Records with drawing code
——

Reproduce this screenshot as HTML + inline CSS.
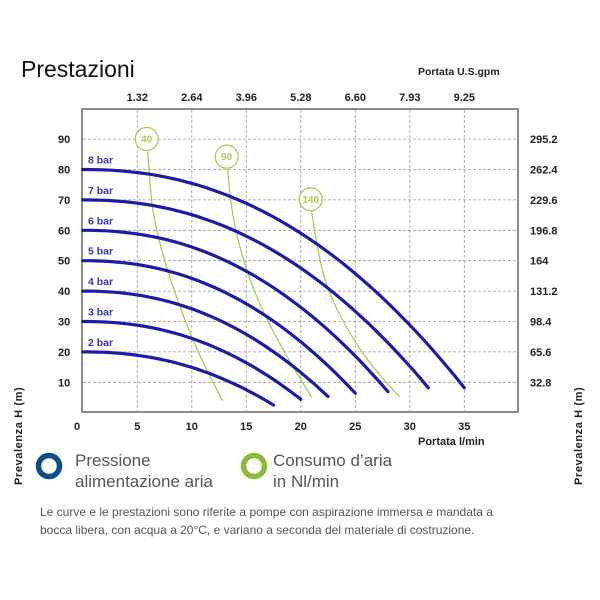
<!DOCTYPE html>
<html><head><meta charset="utf-8"><style>
html,body{margin:0;padding:0;background:#fff;}
svg{display:block;font-family:"Liberation Sans",Arial,sans-serif;}
</style></head><body>
<svg id="s" width="600" height="600" viewBox="0 0 600 600" xmlns="http://www.w3.org/2000/svg">
<rect width="600" height="600" fill="#fff"/>
<text x="21" y="77" font-size="23" fill="#111">Prestazioni</text>
<text x="418" y="75" font-size="10.5" font-weight="bold" fill="#222">Portata U.S.gpm</text>
<g id="grid" stroke="#9a9a9a" stroke-width="0.8" stroke-dasharray="3,2"></g>
<rect x="82" y="109" width="436" height="303" fill="none" stroke="#8c8c8c" stroke-width="2"/>
<g id="labels" font-size="11" font-weight="bold" fill="#222"></g>
<g id="green" fill="none" stroke="#a9cc55" stroke-width="1.3"></g>
<g id="blue" fill="none" stroke="#1c1ca8" stroke-width="3.2" stroke-linecap="round"></g>
<g id="blab" font-size="10.5" font-weight="bold" fill="#3535b0"></g>
<text x="418" y="445" font-size="11" font-weight="bold" fill="#222">Portata  l/min</text>
<text transform="translate(22,485) rotate(-90)" font-size="11" font-weight="bold" fill="#222" letter-spacing="0.6">Prevalenza  H  (m)</text>
<text transform="translate(582,485) rotate(-90)" font-size="11" font-weight="bold" fill="#222" letter-spacing="0.6">Prevalenza  H  (m)</text>
<circle cx="49" cy="466" r="10.5" fill="none" stroke="#0b4d88" stroke-width="5.5"/>
<circle cx="254" cy="466" r="10.5" fill="none" stroke="#8dba3c" stroke-width="5.5"/>
<g font-size="17" fill="#555">
<text x="75" y="466">Pressione</text>
<text x="75" y="487">alimentazione aria</text>
<text x="273" y="466">Consumo d’aria</text>
<text x="273" y="487">in Nl/min</text>
</g>
<g font-size="12" fill="#555">
<text x="40" y="516">Le curve e le prestazioni sono riferite a pompe con aspirazione immersa e mandata a</text>
<text x="40" y="534">bocca libera, con acqua a 20°C, e variano a seconda del materiale di costruzione.</text>
</g>
</svg>
<script>
var NS="http://www.w3.org/2000/svg";
function el(p,t,a,txt){var e=document.createElementNS(NS,t);for(var k in a)e.setAttribute(k,a[k]);if(txt!=null)e.textContent=txt;document.getElementById(p).appendChild(e);return e;}
function X(v){return 82.8+10.9*v;}function Y(h){return 412.7-3.04*h;}
for(var i=1;i<=7;i++){var x=X(5*i);el("grid","line",{x1:x,y1:110,x2:x,y2:411});}
for(var h=10;h<=90;h+=10){var y=Y(h);el("grid","line",{x1:83,y1:y,x2:517,y2:y});}
var gp=["1.32","2.64","3.96","5.28","6.60","7.93","9.25"];
for(var i=0;i<7;i++){el("labels","text",{x:X(5*(i+1)),y:101,"text-anchor":"middle"},gp[i]);}
for(var i=0;i<=7;i++){el("labels","text",{x:i==0?77:X(5*i),y:430,"text-anchor":"middle"},String(5*i));}
var rl=["32.8","65.6","98.4","131.2","164","196.8","229.6","262.4","295.2"];
for(var h=10;h<=90;h+=10){el("labels","text",{x:58,y:Y(h)+4},String(h));el("labels","text",{x:530,y:Y(h)+4},rl[h/10-1]);}
var ends=[[17.5,2.5],[20,4.4],[22.5,5.3],[25,6.4],[28,6.9],[31.7,8.2],[35,8.2]];
for(var b=0;b<7;b++){var H0=20+10*b,xe=ends[b][0],he=ends[b][1],d="";
for(var j=0;j<=40;j++){var x=xe*j/40,hh=H0-(H0-he)*Math.pow(x/xe,2.2);d+=(j?"L":"M")+X(x).toFixed(1)+" "+Y(hh).toFixed(1);}
el("blue","path",{d:d});el("blab","text",{x:88,y:Y(H0)-6},(b+2)+" bar");}
var gs=[[[147.7,151.7],[150,185],[153.3,216.7],[166.7,270],[193.3,343],[222.3,400.7]],
[[227.7,169],[230,203.3],[241.7,256.7],[260,306.7],[286.7,356.7],[311.7,397.3]],
[[311.7,211.7],[318.3,256.7],[330,296.7],[353.3,340],[375,370],[400,397.3]]];
gs.forEach(function(p){var d="M"+p[0][0]+" "+p[0][1];for(var i=1;i<p.length-1;i++){var mx=(p[i][0]+p[i+1][0])/2,my=(p[i][1]+p[i+1][1])/2;d+=" Q"+p[i][0]+" "+p[i][1]+" "+mx+" "+my;}d+=" L"+p[p.length-1][0]+" "+p[p.length-1][1];el("green","path",{d:d});});
var bb=[[146.7,139,"40"],[226.7,156.7,"90"],[310.7,199.3,"140"]];
bb.forEach(function(c){el("green","circle",{cx:c[0],cy:c[1],r:11.5,fill:"#fff"});el("green","text",{x:c[0],y:c[1]+3.5,"text-anchor":"middle","font-size":"10","font-weight":"bold",fill:"#a9cc55",stroke:"none"},c[2]);});
</script>
</body></html>
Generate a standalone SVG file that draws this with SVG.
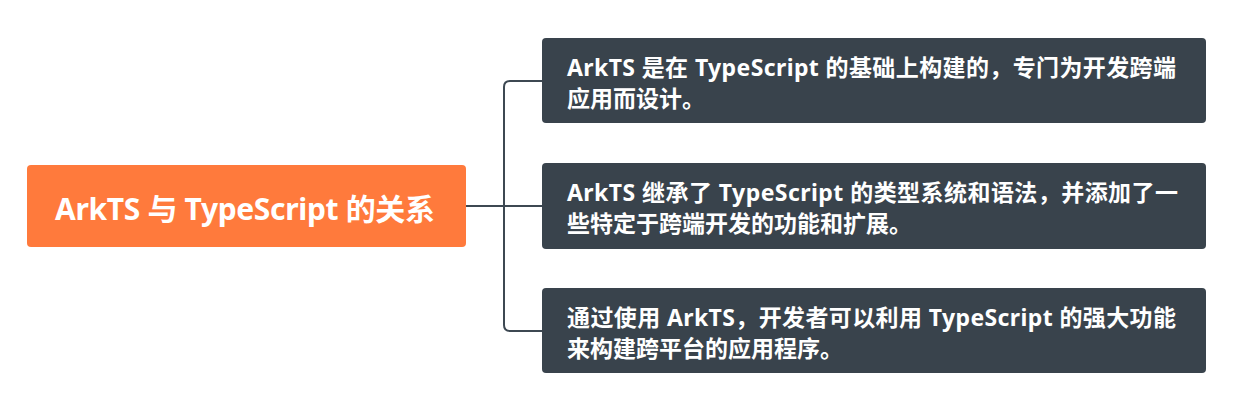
<svg xmlns="http://www.w3.org/2000/svg" width="1244" height="416" viewBox="0 0 1244 416">
<style>
.bg{fill:#ffffff}
.root{fill:#ff7a3c}
.child{fill:#39434c}
.t{font-family:"Noto Sans","Noto Sans CJK SC",sans-serif;font-weight:bold;fill:#ffffff}
.rt{font-size:30px}
.ct{font-size:23px}
.conn{fill:none;stroke:#3d4852;stroke-width:2}
</style>
<rect class="bg" x="0" y="0" width="1244" height="416"/>
<g id="connectors">
<path class="conn" d="M466,206 H504"/>
<path class="conn" d="M542,81 H510 Q504,81 504,87 V325 Q504,331 510,331 H542"/>
<path class="conn" d="M504,206 H542"/>
</g>
<g id="root">
<rect class="root" x="27" y="165" width="439" height="82" rx="4"/>
<text class="t rt" x="245" y="220" text-anchor="middle" textLength="380" lengthAdjust="spacing">ArkTS 与 TypeScript 的关系</text>
</g>
<g id="child1">
<rect class="child" x="542" y="38" width="664" height="85" rx="4"/>
<text class="t ct" x="567" y="76" textLength="609" lengthAdjust="spacing">ArkTS 是在 TypeScript 的基础上构建的，专门为开发跨端</text>
<text class="t ct" x="567" y="107">应用而设计。</text>
</g>
<g id="child2">
<rect class="child" x="542" y="163" width="664" height="86" rx="4"/>
<text class="t ct" x="567" y="201" textLength="611" lengthAdjust="spacing">ArkTS 继承了 TypeScript 的类型系统和语法，并添加了一</text>
<text class="t ct" x="567" y="232">些特定于跨端开发的功能和扩展。</text>
</g>
<g id="child3">
<rect class="child" x="542" y="288" width="664" height="85" rx="4"/>
<text class="t ct" x="567" y="326" textLength="609" lengthAdjust="spacing">通过使用 ArkTS，开发者可以利用 TypeScript 的强大功能</text>
<text class="t ct" x="567" y="357">来构建跨平台的应用程序。</text>
</g>
</svg>
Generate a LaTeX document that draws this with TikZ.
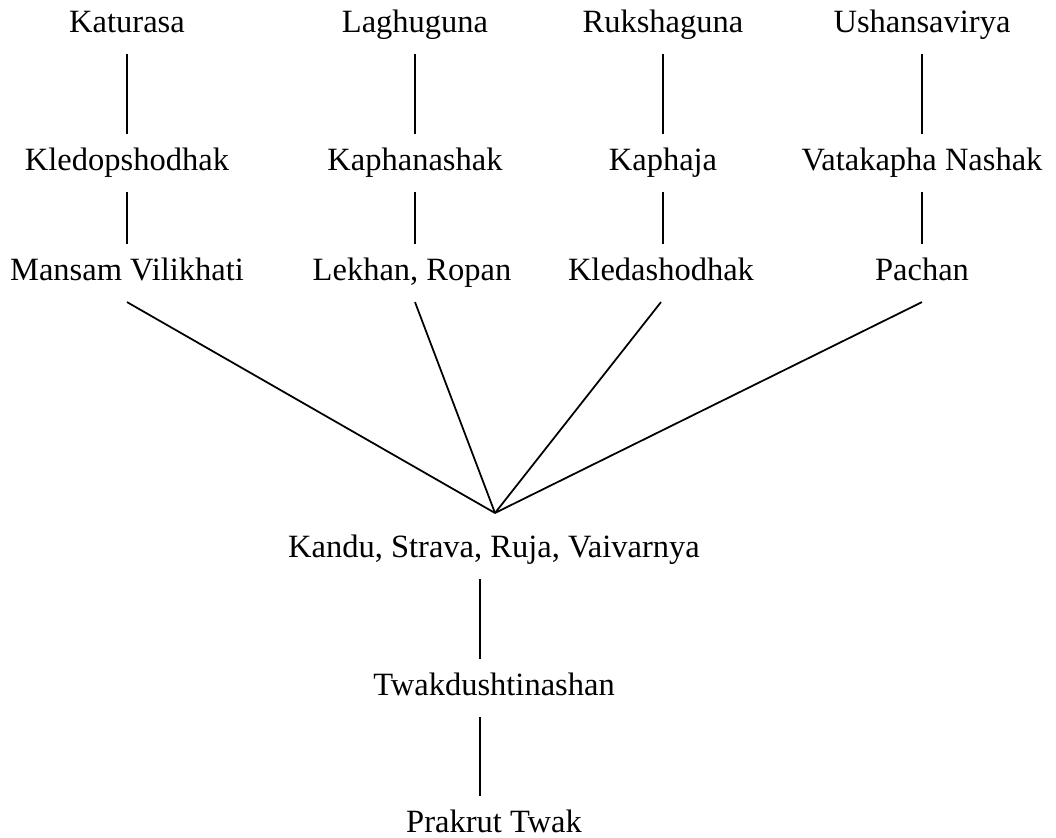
\documentclass[tikz,border=0pt]{standalone}
\usepackage{fontspec}
\setmainfont{Liberation Serif}

\begin{document}
\begin{tikzpicture}[x=0.02cm, y=-0.02cm,
	lbl/.style={font=\fontsize{18.5}{22}\selectfont, text height=12.9pt, text depth=4.6pt, inner xsep=2pt, inner ysep=7.6pt},
	edge/.style={line width=1pt}]
		%%%%% START %%%%%
		
		\useasboundingbox (0, 0) rectangle (1056, 838);
		
		\node[lbl] (katurasa) at (127, 25) {Katurasa};
		\node[lbl] (laghuguna) at (415, 25) {Laghuguna};
		\node[lbl] (rukshaguna) at (663, 25) {Rukshaguna};
		\node[lbl] (ushansavirya) at (922, 25) {Ushansavirya};
		
		\node[lbl] (kledopshodhak) at (127, 163) {Kledopshodhak};
		\node[lbl] (kaphanashak) at (415, 163) {Kaphanashak};
		\node[lbl] (kaphaja) at (663, 163) {Kaphaja};
		\node[lbl] (vatakapha) at (922, 163) {Vatakapha Nashak};
		
		\node[lbl] (mansam) at (127, 273) {Mansam Vilikhati};
		\node[lbl] (lekhan) at (412, 273) {Lekhan, Ropan};
		\node[lbl] (kledashodhak) at (661, 273) {Kledashodhak};
		\node[lbl] (pachan) at (922, 273) {Pachan};
		
		\draw[edge] (katurasa) -- (kledopshodhak);
		\draw[edge] (laghuguna) -- (kaphanashak);
		\draw[edge] (rukshaguna) -- (kaphaja);
		\draw[edge] (ushansavirya) -- (vatakapha);
		
		\draw[edge] (kledopshodhak) -- (mansam);
		\draw[edge] (kaphanashak) -- (lekhan.north -| kaphanashak.south);
		\draw[edge] (kaphaja) -- (kledashodhak.north -| kaphaja.south);
		\draw[edge] (vatakapha) -- (pachan);
		
		\coordinate (hub) at (495, 513);
		\draw[edge] (mansam.south) -- (hub);
		\draw[edge] (lekhan.south -| kaphanashak.south) -- (hub);
		\draw[edge] (kledashodhak.south) -- (hub);
		\draw[edge] (pachan.south) -- (hub);
		
		\node[lbl] (kandu) at (494, 550) {Kandu, Strava, Ruja, Vaivarnya};
		\node[lbl] (twak) at (494, 688) {Twakdushtinashan};
		\node[lbl] (prakrut) at (494, 825) {Prakrut Twak};
		
		\draw[edge] ([xshift=-7.9pt]kandu.south) -- ([xshift=-7.9pt]twak.north);
		\draw[edge] ([xshift=-7.9pt]twak.south) -- ([xshift=-7.9pt]prakrut.north);
		
		%%%%% END %%%%%
	\end{tikzpicture}
\end{document}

——

— To be done —
Choose all lines containing the string "Generate" and copy them out.

— Full response —
Generate a standalone SVG file that draws this with SVG.
Generate a LaTeX document that draws this with TikZ.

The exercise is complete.